DATA BLOCK —
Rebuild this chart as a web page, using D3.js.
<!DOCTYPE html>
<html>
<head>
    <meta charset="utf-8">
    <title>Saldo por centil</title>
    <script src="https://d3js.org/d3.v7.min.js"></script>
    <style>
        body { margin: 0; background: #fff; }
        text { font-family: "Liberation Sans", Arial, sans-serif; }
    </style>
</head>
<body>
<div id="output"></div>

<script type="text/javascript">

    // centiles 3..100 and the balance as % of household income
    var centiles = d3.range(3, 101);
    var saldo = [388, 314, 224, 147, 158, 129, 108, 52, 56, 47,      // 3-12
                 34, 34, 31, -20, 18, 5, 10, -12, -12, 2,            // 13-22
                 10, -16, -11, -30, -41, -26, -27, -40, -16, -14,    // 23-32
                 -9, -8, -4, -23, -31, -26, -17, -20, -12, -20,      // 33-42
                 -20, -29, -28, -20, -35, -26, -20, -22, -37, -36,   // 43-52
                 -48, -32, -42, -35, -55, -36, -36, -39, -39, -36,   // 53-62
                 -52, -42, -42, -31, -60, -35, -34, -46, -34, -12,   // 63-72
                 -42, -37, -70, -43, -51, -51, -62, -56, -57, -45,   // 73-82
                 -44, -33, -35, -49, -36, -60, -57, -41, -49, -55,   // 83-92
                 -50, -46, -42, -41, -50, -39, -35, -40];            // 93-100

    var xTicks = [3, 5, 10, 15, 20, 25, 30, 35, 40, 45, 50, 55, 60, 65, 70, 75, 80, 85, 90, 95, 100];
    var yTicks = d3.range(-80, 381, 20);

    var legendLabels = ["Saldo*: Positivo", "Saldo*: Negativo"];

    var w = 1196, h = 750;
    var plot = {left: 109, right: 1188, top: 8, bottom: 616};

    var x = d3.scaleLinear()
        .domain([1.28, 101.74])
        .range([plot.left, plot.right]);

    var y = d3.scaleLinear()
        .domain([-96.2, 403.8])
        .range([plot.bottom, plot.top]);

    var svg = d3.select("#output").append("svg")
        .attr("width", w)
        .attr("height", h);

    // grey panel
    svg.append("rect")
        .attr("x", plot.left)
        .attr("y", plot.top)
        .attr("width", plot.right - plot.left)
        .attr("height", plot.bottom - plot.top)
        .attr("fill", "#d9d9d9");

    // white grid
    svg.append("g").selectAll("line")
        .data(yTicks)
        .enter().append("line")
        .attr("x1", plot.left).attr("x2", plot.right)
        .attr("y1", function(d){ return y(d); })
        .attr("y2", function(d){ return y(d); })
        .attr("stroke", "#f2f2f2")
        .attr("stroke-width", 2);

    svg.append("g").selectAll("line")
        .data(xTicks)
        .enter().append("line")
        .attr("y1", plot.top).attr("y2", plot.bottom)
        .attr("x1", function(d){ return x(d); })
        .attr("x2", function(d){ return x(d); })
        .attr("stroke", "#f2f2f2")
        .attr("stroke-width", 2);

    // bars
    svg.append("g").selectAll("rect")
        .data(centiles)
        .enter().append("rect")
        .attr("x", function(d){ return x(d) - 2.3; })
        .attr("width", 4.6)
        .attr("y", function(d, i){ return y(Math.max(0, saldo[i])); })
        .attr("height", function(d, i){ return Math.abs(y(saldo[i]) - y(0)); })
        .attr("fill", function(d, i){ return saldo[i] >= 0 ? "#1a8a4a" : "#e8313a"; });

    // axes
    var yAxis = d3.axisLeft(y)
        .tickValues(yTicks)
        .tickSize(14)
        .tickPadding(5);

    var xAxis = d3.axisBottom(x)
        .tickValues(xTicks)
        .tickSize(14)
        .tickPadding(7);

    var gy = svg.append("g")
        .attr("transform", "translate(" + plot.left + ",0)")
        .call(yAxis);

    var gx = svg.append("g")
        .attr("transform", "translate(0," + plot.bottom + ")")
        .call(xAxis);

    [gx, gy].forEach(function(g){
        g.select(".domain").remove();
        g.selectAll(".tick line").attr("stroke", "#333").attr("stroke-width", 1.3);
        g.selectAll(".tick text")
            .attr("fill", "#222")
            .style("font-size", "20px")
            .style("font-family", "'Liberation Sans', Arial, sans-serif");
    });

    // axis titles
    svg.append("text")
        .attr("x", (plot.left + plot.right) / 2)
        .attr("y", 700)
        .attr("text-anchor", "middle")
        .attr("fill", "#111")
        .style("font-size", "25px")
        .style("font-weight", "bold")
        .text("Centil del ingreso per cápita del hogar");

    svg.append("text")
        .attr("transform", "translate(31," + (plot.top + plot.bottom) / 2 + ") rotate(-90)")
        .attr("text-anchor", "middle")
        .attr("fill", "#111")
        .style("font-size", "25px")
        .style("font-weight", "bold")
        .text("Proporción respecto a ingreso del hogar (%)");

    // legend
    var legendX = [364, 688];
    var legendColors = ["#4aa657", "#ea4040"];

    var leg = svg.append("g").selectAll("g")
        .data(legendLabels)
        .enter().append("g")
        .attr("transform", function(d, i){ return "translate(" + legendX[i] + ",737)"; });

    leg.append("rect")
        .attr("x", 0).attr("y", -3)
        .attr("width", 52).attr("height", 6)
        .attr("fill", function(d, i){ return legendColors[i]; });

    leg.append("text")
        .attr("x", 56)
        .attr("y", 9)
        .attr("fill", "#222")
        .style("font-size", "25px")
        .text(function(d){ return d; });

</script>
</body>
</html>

WHAT IS BEING ASKED — Copy all of the data. Keep every word exactly as it is.

THE RESPONSE —
Rebuild this chart as a web page, using D3.js.
<!DOCTYPE html>
<html>
<head>
    <meta charset="utf-8">
    <title>Saldo por centil</title>
    <script src="https://d3js.org/d3.v7.min.js"></script>
    <style>
        body { margin: 0; background: #fff; }
        text { font-family: "Liberation Sans", Arial, sans-serif; }
    </style>
</head>
<body>
<div id="output"></div>

<script type="text/javascript">

    // centiles 3..100 and the balance as % of household income
    var centiles = d3.range(3, 101);
    var saldo = [388, 314, 224, 147, 158, 129, 108, 52, 56, 47,      // 3-12
                 34, 34, 31, -20, 18, 5, 10, -12, -12, 2,            // 13-22
                 10, -16, -11, -30, -41, -26, -27, -40, -16, -14,    // 23-32
                 -9, -8, -4, -23, -31, -26, -17, -20, -12, -20,      // 33-42
                 -20, -29, -28, -20, -35, -26, -20, -22, -37, -36,   // 43-52
                 -48, -32, -42, -35, -55, -36, -36, -39, -39, -36,   // 53-62
                 -52, -42, -42, -31, -60, -35, -34, -46, -34, -12,   // 63-72
                 -42, -37, -70, -43, -51, -51, -62, -56, -57, -45,   // 73-82
                 -44, -33, -35, -49, -36, -60, -57, -41, -49, -55,   // 83-92
                 -50, -46, -42, -41, -50, -39, -35, -40];            // 93-100

    var xTicks = [3, 5, 10, 15, 20, 25, 30, 35, 40, 45, 50, 55, 60, 65, 70, 75, 80, 85, 90, 95, 100];
    var yTicks = d3.range(-80, 381, 20);

    var legendLabels = ["Saldo*: Positivo", "Saldo*: Negativo"];

    var w = 1196, h = 750;
    var plot = {left: 109, right: 1188, top: 8, bottom: 616};

    var x = d3.scaleLinear()
        .domain([1.28, 101.74])
        .range([plot.left, plot.right]);

    var y = d3.scaleLinear()
        .domain([-96.2, 403.8])
        .range([plot.bottom, plot.top]);

    var svg = d3.select("#output").append("svg")
        .attr("width", w)
        .attr("height", h);

    // grey panel
    svg.append("rect")
        .attr("x", plot.left)
        .attr("y", plot.top)
        .attr("width", plot.right - plot.left)
        .attr("height", plot.bottom - plot.top)
        .attr("fill", "#d9d9d9");

    // white grid
    svg.append("g").selectAll("line")
        .data(yTicks)
        .enter().append("line")
        .attr("x1", plot.left).attr("x2", plot.right)
        .attr("y1", function(d){ return y(d); })
        .attr("y2", function(d){ return y(d); })
        .attr("stroke", "#f2f2f2")
        .attr("stroke-width", 2);

    svg.append("g").selectAll("line")
        .data(xTicks)
        .enter().append("line")
        .attr("y1", plot.top).attr("y2", plot.bottom)
        .attr("x1", function(d){ return x(d); })
        .attr("x2", function(d){ return x(d); })
        .attr("stroke", "#f2f2f2")
        .attr("stroke-width", 2);

    // bars
    svg.append("g").selectAll("rect")
        .data(centiles)
        .enter().append("rect")
        .attr("x", function(d){ return x(d) - 2.3; })
        .attr("width", 4.6)
        .attr("y", function(d, i){ return y(Math.max(0, saldo[i])); })
        .attr("height", function(d, i){ return Math.abs(y(saldo[i]) - y(0)); })
        .attr("fill", function(d, i){ return saldo[i] >= 0 ? "#1a8a4a" : "#e8313a"; });

    // axes
    var yAxis = d3.axisLeft(y)
        .tickValues(yTicks)
        .tickSize(14)
        .tickPadding(5);

    var xAxis = d3.axisBottom(x)
        .tickValues(xTicks)
        .tickSize(14)
        .tickPadding(7);

    var gy = svg.append("g")
        .attr("transform", "translate(" + plot.left + ",0)")
        .call(yAxis);

    var gx = svg.append("g")
        .attr("transform", "translate(0," + plot.bottom + ")")
        .call(xAxis);

    [gx, gy].forEach(function(g){
        g.select(".domain").remove();
        g.selectAll(".tick line").attr("stroke", "#333").attr("stroke-width", 1.3);
        g.selectAll(".tick text")
            .attr("fill", "#222")
            .style("font-size", "20px")
            .style("font-family", "'Liberation Sans', Arial, sans-serif");
    });

    // axis titles
    svg.append("text")
        .attr("x", (plot.left + plot.right) / 2)
        .attr("y", 700)
        .attr("text-anchor", "middle")
        .attr("fill", "#111")
        .style("font-size", "25px")
        .style("font-weight", "bold")
        .text("Centil del ingreso per cápita del hogar");

    svg.append("text")
        .attr("transform", "translate(31," + (plot.top + plot.bottom) / 2 + ") rotate(-90)")
        .attr("text-anchor", "middle")
        .attr("fill", "#111")
        .style("font-size", "25px")
        .style("font-weight", "bold")
        .text("Proporción respecto a ingreso del hogar (%)");

    // legend
    var legendX = [364, 688];
    var legendColors = ["#4aa657", "#ea4040"];

    var leg = svg.append("g").selectAll("g")
        .data(legendLabels)
        .enter().append("g")
        .attr("transform", function(d, i){ return "translate(" + legendX[i] + ",737)"; });

    leg.append("rect")
        .attr("x", 0).attr("y", -3)
        .attr("width", 52).attr("height", 6)
        .attr("fill", function(d, i){ return legendColors[i]; });

    leg.append("text")
        .attr("x", 56)
        .attr("y", 9)
        .attr("fill", "#222")
        .style("font-size", "25px")
        .text(function(d){ return d; });

</script>
</body>
</html>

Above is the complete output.